(Task goal) All the data must come back unchanged, except that pictures are left out.

[Extracted data entries]
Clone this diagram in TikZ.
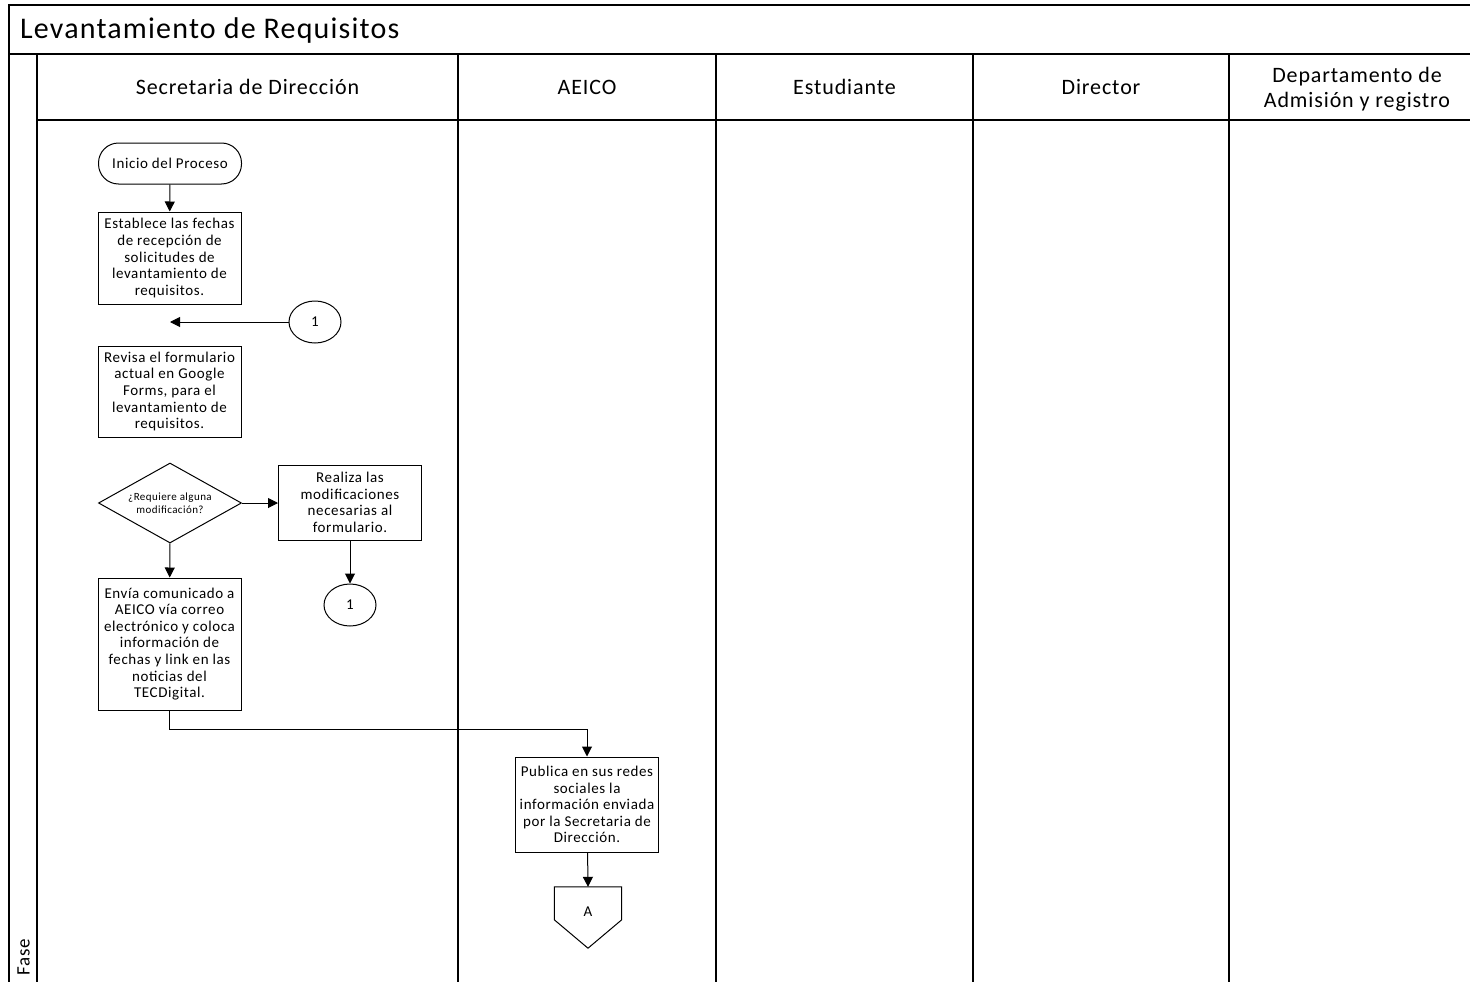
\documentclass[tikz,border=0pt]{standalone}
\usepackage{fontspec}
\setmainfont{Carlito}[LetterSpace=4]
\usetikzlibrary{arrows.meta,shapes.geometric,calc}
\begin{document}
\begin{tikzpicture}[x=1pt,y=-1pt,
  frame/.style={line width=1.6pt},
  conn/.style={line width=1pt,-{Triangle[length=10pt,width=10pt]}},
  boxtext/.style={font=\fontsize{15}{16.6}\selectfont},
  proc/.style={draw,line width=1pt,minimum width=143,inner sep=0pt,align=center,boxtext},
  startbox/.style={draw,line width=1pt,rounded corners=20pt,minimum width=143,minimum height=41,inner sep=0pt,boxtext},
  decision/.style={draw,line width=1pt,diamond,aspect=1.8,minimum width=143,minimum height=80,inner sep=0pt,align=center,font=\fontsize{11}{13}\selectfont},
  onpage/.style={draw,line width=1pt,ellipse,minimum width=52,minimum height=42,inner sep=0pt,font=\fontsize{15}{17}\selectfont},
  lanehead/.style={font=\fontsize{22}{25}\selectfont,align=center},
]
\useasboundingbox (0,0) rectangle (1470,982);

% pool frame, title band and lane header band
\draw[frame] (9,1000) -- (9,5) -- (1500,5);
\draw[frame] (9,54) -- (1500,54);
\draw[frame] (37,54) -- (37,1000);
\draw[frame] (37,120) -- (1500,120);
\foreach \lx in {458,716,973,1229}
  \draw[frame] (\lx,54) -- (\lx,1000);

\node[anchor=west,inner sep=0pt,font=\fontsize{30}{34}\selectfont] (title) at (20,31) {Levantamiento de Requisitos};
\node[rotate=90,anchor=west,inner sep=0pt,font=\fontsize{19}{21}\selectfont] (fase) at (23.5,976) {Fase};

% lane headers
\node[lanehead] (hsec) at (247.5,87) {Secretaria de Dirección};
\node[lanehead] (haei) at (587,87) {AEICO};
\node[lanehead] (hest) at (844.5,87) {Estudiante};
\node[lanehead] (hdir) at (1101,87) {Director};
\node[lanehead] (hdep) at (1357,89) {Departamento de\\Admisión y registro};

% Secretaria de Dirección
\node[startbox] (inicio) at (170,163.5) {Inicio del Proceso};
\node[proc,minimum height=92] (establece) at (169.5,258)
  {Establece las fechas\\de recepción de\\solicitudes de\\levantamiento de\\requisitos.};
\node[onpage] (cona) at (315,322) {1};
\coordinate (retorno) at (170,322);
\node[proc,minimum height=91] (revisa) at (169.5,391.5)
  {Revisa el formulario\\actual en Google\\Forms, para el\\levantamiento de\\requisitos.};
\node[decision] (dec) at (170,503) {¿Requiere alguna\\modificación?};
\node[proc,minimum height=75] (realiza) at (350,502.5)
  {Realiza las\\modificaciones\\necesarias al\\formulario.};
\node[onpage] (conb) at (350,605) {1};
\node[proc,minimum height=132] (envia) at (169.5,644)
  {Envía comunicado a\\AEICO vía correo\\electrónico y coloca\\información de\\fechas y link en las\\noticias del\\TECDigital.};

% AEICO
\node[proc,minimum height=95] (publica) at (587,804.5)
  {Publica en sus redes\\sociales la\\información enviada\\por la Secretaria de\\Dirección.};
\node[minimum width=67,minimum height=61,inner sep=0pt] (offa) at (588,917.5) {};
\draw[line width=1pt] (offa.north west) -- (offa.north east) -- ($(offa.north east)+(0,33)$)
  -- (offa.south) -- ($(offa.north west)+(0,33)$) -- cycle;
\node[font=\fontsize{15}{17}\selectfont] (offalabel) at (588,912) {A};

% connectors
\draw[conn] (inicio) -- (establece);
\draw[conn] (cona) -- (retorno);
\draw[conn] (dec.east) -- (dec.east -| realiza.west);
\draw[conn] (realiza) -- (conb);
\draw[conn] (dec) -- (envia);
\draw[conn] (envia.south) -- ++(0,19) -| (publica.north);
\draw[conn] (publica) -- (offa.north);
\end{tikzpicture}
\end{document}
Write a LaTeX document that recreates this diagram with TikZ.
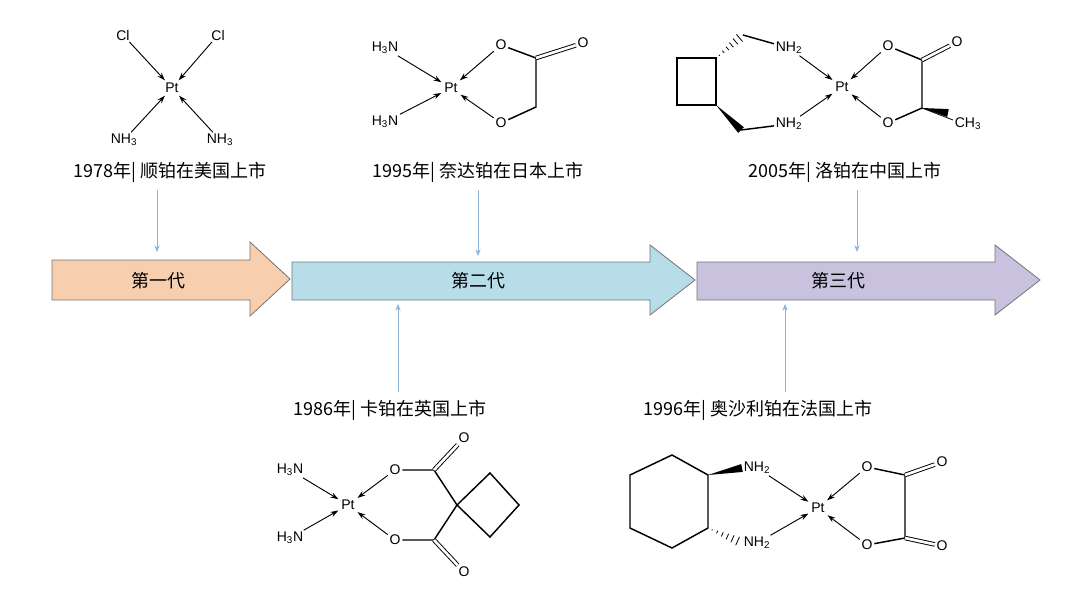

(Solved problem)
Clone this diagram in TikZ.
\documentclass[tikz,border=0pt]{standalone}
\usepackage{fontspec}
\setmainfont{Carlito}[LetterSpace=4]
\usetikzlibrary{arrows.meta,shapes.geometric,calc}
\begin{document}
\begin{tikzpicture}[x=1pt,y=-1pt,
  frame/.style={line width=1.6pt},
  conn/.style={line width=1pt,-{Triangle[length=10pt,width=10pt]}},
  boxtext/.style={font=\fontsize{15}{16.6}\selectfont},
  proc/.style={draw,line width=1pt,minimum width=143,inner sep=0pt,align=center,boxtext},
  startbox/.style={draw,line width=1pt,rounded corners=20pt,minimum width=143,minimum height=41,inner sep=0pt,boxtext},
  decision/.style={draw,line width=1pt,diamond,aspect=1.8,minimum width=143,minimum height=80,inner sep=0pt,align=center,font=\fontsize{11}{13}\selectfont},
  onpage/.style={draw,line width=1pt,ellipse,minimum width=52,minimum height=42,inner sep=0pt,font=\fontsize{15}{17}\selectfont},
  lanehead/.style={font=\fontsize{22}{25}\selectfont,align=center},
]
\useasboundingbox (0,0) rectangle (1470,982);

% pool frame, title band and lane header band
\draw[frame] (9,1000) -- (9,5) -- (1500,5);
\draw[frame] (9,54) -- (1500,54);
\draw[frame] (37,54) -- (37,1000);
\draw[frame] (37,120) -- (1500,120);
\foreach \lx in {458,716,973,1229}
  \draw[frame] (\lx,54) -- (\lx,1000);

\node[anchor=west,inner sep=0pt,font=\fontsize{30}{34}\selectfont] (title) at (20,31) {Levantamiento de Requisitos};
\node[rotate=90,anchor=west,inner sep=0pt,font=\fontsize{19}{21}\selectfont] (fase) at (23.5,976) {Fase};

% lane headers
\node[lanehead] (hsec) at (247.5,87) {Secretaria de Dirección};
\node[lanehead] (haei) at (587,87) {AEICO};
\node[lanehead] (hest) at (844.5,87) {Estudiante};
\node[lanehead] (hdir) at (1101,87) {Director};
\node[lanehead] (hdep) at (1357,89) {Departamento de\\Admisión y registro};

% Secretaria de Dirección
\node[startbox] (inicio) at (170,163.5) {Inicio del Proceso};
\node[proc,minimum height=92] (establece) at (169.5,258)
  {Establece las fechas\\de recepción de\\solicitudes de\\levantamiento de\\requisitos.};
\node[onpage] (cona) at (315,322) {1};
\coordinate (retorno) at (170,322);
\node[proc,minimum height=91] (revisa) at (169.5,391.5)
  {Revisa el formulario\\actual en Google\\Forms, para el\\levantamiento de\\requisitos.};
\node[decision] (dec) at (170,503) {¿Requiere alguna\\modificación?};
\node[proc,minimum height=75] (realiza) at (350,502.5)
  {Realiza las\\modificaciones\\necesarias al\\formulario.};
\node[onpage] (conb) at (350,605) {1};
\node[proc,minimum height=132] (envia) at (169.5,644)
  {Envía comunicado a\\AEICO vía correo\\electrónico y coloca\\información de\\fechas y link en las\\noticias del\\TECDigital.};

% AEICO
\node[proc,minimum height=95] (publica) at (587,804.5)
  {Publica en sus redes\\sociales la\\información enviada\\por la Secretaria de\\Dirección.};
\node[minimum width=67,minimum height=61,inner sep=0pt] (offa) at (588,917.5) {};
\draw[line width=1pt] (offa.north west) -- (offa.north east) -- ($(offa.north east)+(0,33)$)
  -- (offa.south) -- ($(offa.north west)+(0,33)$) -- cycle;
\node[font=\fontsize{15}{17}\selectfont] (offalabel) at (588,912) {A};

% connectors
\draw[conn] (inicio) -- (establece);
\draw[conn] (cona) -- (retorno);
\draw[conn] (dec.east) -- (dec.east -| realiza.west);
\draw[conn] (realiza) -- (conb);
\draw[conn] (dec) -- (envia);
\draw[conn] (envia.south) -- ++(0,19) -| (publica.north);
\draw[conn] (publica) -- (offa.north);
\end{tikzpicture}
\end{document}
Write a LaTeX document that recreates this diagram with TikZ.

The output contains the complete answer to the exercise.